Aside from that I can see where you were going with it.
 
Moderate overcast brings a bit of drama to the image, but there was enough light for the silhouette and to get the surf to sparkle

One person's sparkle is another's blown specular highlights. In the old days I would have pulled out one of the star filters and capitalized on this. As presented unfortunately I'm just seeing distraction. The problem with an exposure that exceeds pure white (255,255,255) is there's no way to know for sure how much above 18% gray you lost. As noted above so much of the "power" of the waves is lost by the lack of details in the transitions of the shot.

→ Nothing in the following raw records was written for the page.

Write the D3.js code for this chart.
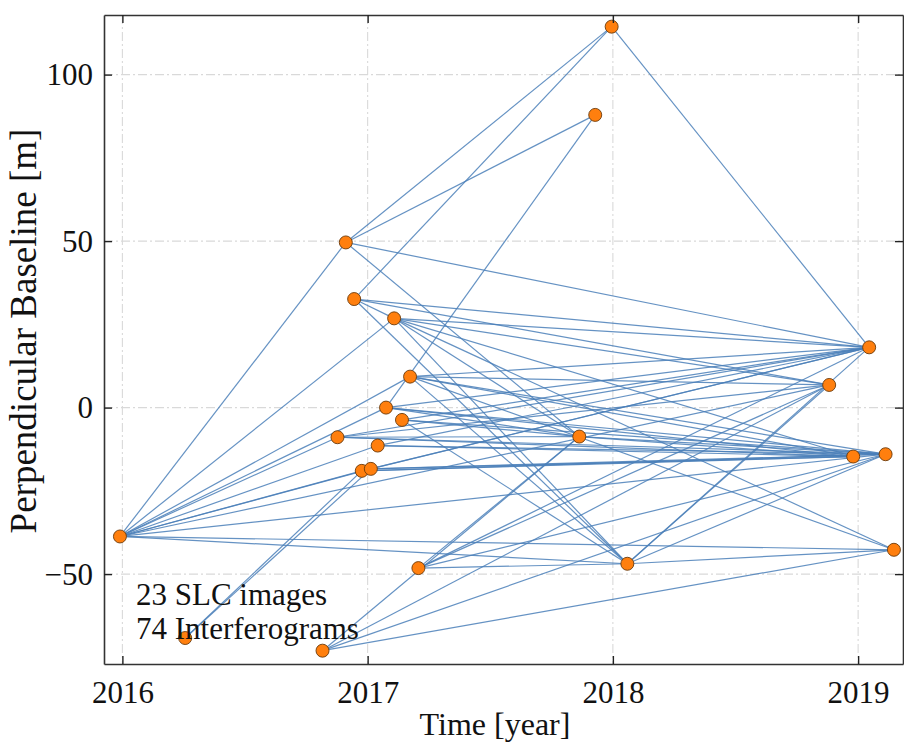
<!DOCTYPE html>
<html>
<head>
<meta charset="utf-8">
<script src="https://cdn.jsdelivr.net/npm/d3@7/dist/d3.min.js"></script>
<style>
  body { margin: 0; background: #fff; }
  svg { display: block; font-family: "Liberation Serif", "Times New Roman", serif; }
</style>
</head>
<body>
<div class="chart"></div>
<script>
// acquisition dates (decimal year) and perpendicular baselines [m]
var dates = [2015.99, 2016.256, 2016.816, 2016.877, 2016.911, 2016.945, 2016.976, 2017.013,
  2017.041, 2017.075, 2017.108, 2017.14, 2017.173, 2017.207, 2017.863, 2017.928, 2017.995,
  2018.059, 2018.882, 2018.98, 2019.045, 2019.112, 2019.146];
var bperp = [-38.7, -69.2, -73.0, -8.9, 49.6, 32.6, -19.0, -18.4, -11.4, 0.0, 26.8, -3.7,
  9.3, -48.2, -8.7, 87.9, 114.4, -46.9, 6.8, -14.7, 18.1, -14.0, -42.7];

// interferogram pairs (index into dates/bperp)
var pairs = [
  [0,4],[0,10],[0,12],[0,9],[0,3],[0,8],[0,6],[0,7],[0,18],[0,21],[0,22],[0,17],
  [1,6],[1,7],
  [2,14],[2,18],[2,21],[2,22],
  [3,20],[3,18],[3,19],[3,21],[3,14],
  [4,16],[4,15],[4,20],[4,14],
  [5,16],[5,10],[5,20],[5,18],[5,17],
  [6,20],[6,19],[6,21],
  [7,20],[7,19],[7,21],
  [8,20],[8,21],[8,19],
  [9,15],[9,20],[9,19],[9,21],[9,14],
  [10,20],[10,18],[10,19],[10,14],[10,17],[10,22],
  [11,20],[11,21],[11,14],[11,17],
  [12,20],[12,18],[12,19],[12,21],[12,17],[12,22],
  [13,14],[13,20],[13,18],[13,21],[13,17],
  [14,21],[14,19],
  [17,20],[17,18],[17,21],[17,22],
  [16,20]
];

var xTicks = [2016, 2017, 2018, 2019];
var yTicks = [-50, 0, 50, 100];

const width = 904
const height = 743
const mLeft = 104, mRight = 903, mTop = 15, mBottom = 664

let x = d3.scaleLinear().domain([2015.925, 2019.183]).range([mLeft, mRight])
let y = d3.scaleLinear().domain([-77.0, 117.9]).range([mBottom, mTop])

let svg = d3.select('.chart')
  .append('svg')
  .attr('width', width)
  .attr('height', height)

// grid
let grid = svg.append('g')
  .attr('stroke', '#d9d9d9')
  .attr('stroke-width', 1.1)
  .attr('stroke-dasharray', '9,3,2,3')
grid.selectAll('.gx')
  .data(xTicks)
  .enter()
  .append('line')
  .attr('x1', d => x(d)).attr('x2', d => x(d))
  .attr('y1', mTop).attr('y2', mBottom)
grid.selectAll('.gy')
  .data(yTicks)
  .enter()
  .append('line')
  .attr('x1', mLeft).attr('x2', mRight)
  .attr('y1', d => y(d)).attr('y2', d => y(d))

// interferograms
svg.append('g')
  .selectAll('line')
  .data(pairs)
  .enter()
  .append('line')
  .attr('x1', d => x(dates[d[0]]))
  .attr('y1', d => y(bperp[d[0]]))
  .attr('x2', d => x(dates[d[1]]))
  .attr('y2', d => y(bperp[d[1]]))
  .attr('stroke', '#4a7fb8')
  .attr('stroke-opacity', 0.85)
  .attr('stroke-width', 1.2)

// SLC images
svg.append('g')
  .selectAll('circle')
  .data(dates)
  .enter()
  .append('circle')
  .attr('cx', d => x(d))
  .attr('cy', (d, i) => y(bperp[i]))
  .attr('r', 6.5)
  .attr('fill', '#ff7f0e')
  .attr('stroke', '#6b3a0a')
  .attr('stroke-width', 0.9)

// axes (ticks pointing inward on all sides)
let fmt = d => d < 0 ? '\u2212' + Math.abs(d) : String(d)
let axB = svg.append('g').attr('transform', `translate(0,${mBottom})`)
  .call(d3.axisBottom(x).tickValues(xTicks).tickSizeInner(-8).tickSizeOuter(0).tickPadding(17).tickFormat(d3.format('d')))
let axT = svg.append('g').attr('transform', `translate(0,${mTop})`)
  .call(d3.axisTop(x).tickValues(xTicks).tickSizeInner(-8).tickSizeOuter(0).tickFormat(''))
let axL = svg.append('g').attr('transform', `translate(${mLeft},0)`)
  .call(d3.axisLeft(y).tickValues(yTicks).tickSizeInner(-8).tickSizeOuter(0).tickPadding(11).tickFormat(fmt))
let axR = svg.append('g').attr('transform', `translate(${mRight},0)`)
  .call(d3.axisRight(y).tickValues(yTicks).tickSizeInner(-8).tickSizeOuter(0).tickFormat(''))

;[axB, axT, axL, axR].forEach(a => {
  a.select('.domain').attr('stroke', '#333').attr('stroke-width', 1.6)
  a.selectAll('.tick line').attr('stroke', '#222').attr('stroke-width', 1.4)
  a.selectAll('.tick text')
    .attr('fill', '#111')
    .style('font-family', '"Liberation Serif", serif')
    .style('font-size', '31px')
})

// labels
svg.append('text')
  .attr('x', 495)
  .attr('y', 735)
  .attr('text-anchor', 'middle')
  .style('font-size', '32px')
  .attr('fill', '#111')
  .text('Time [year]')

svg.append('text')
  .attr('transform', 'translate(36,331) rotate(-90)')
  .attr('text-anchor', 'middle')
  .style('font-size', '37px')
  .attr('fill', '#111')
  .text('Perpendicular Baseline [m]')

svg.append('text')
  .attr('x', 136)
  .attr('y', 605)
  .style('font-size', '31px')
  .attr('fill', '#111')
  .text('23 SLC images')
svg.append('text')
  .attr('x', 136)
  .attr('y', 639)
  .style('font-size', '31px')
  .attr('fill', '#111')
  .text('74 Interferograms')
</script>
</body>
</html>
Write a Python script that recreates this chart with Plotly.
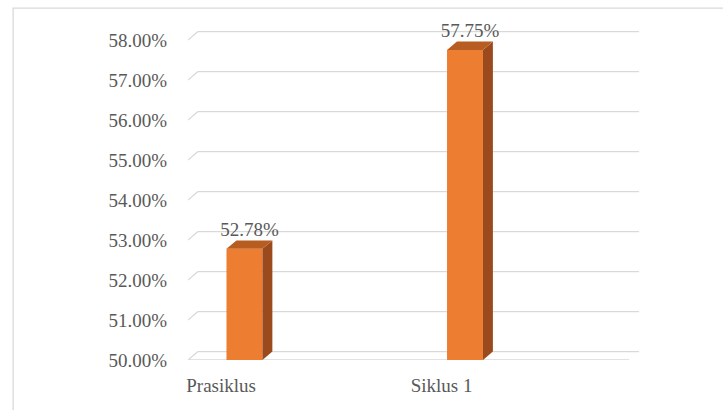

Beach scenes in general are difficult because of the DR, throw in an overcast day and it becomes exponentially harder. Camera meters are easily fooled, because they don't see color, they see shades of gray, from total black 0,0,0 to pure white 255,255,255. They record reflected light and attempt to adjust the exposure to where 18% gray is properly exposed. Even on a good day you'll have a certain amount of haze, which fools the sensor as to where that neutral gray point is, then you have excessive light being reflected off the highlights (sand, waves) creating more false readings. Throw in the limitations of DR and you have a situation camera meters where not designed to handle. The same happens when you try to shoot snow shots. In these cases experience comes in to make manual exposure settings, or learn how EV compensation can be your best friend. Depending on the angle of the sun, Polarizers can help with the dynamic range, as can bracketing you shots. Sometimes it might be better to underexpose and bring up post. Again, experience and practice is the key.

In this shot I see the fisherman silhouette as the focal point of the composition, all the space to the left is visual distraction. IMO this would have been a better composition, and better at telling the story if he had been the focal point.

Bear in mind that all "opinion comments" are just my opinions, everyone has them, and no one opinion is better than another. Thanks for taking the time to post in the C&C.
 
Nice shot. Next time I'd wait for him to turn into the picture rather than looking out of the picture. Even his rod is pointing the view out of the picture. That's pulls the viewer's eyes out of the frame rather than into it. The viewer barely notices the rest of the left side. It becomes unneeded.
 
Bump for comments
 
Thanks PJM, Smoke665, and Alan for your comments. They are much appreciated.
 
I think I would like to see the fisherman much bigger or much smaller.
 
I'll start of by saying I think... I think the man fishing should be in focus with the camera lens. Uhm I don't like things in 3's. But the government seems to love 3's. Right. So I want the man in focus and the waves in focus. The poles out of focus would add to the mood. I like the highlights, it goes well with the acid jazz i'm listening to now.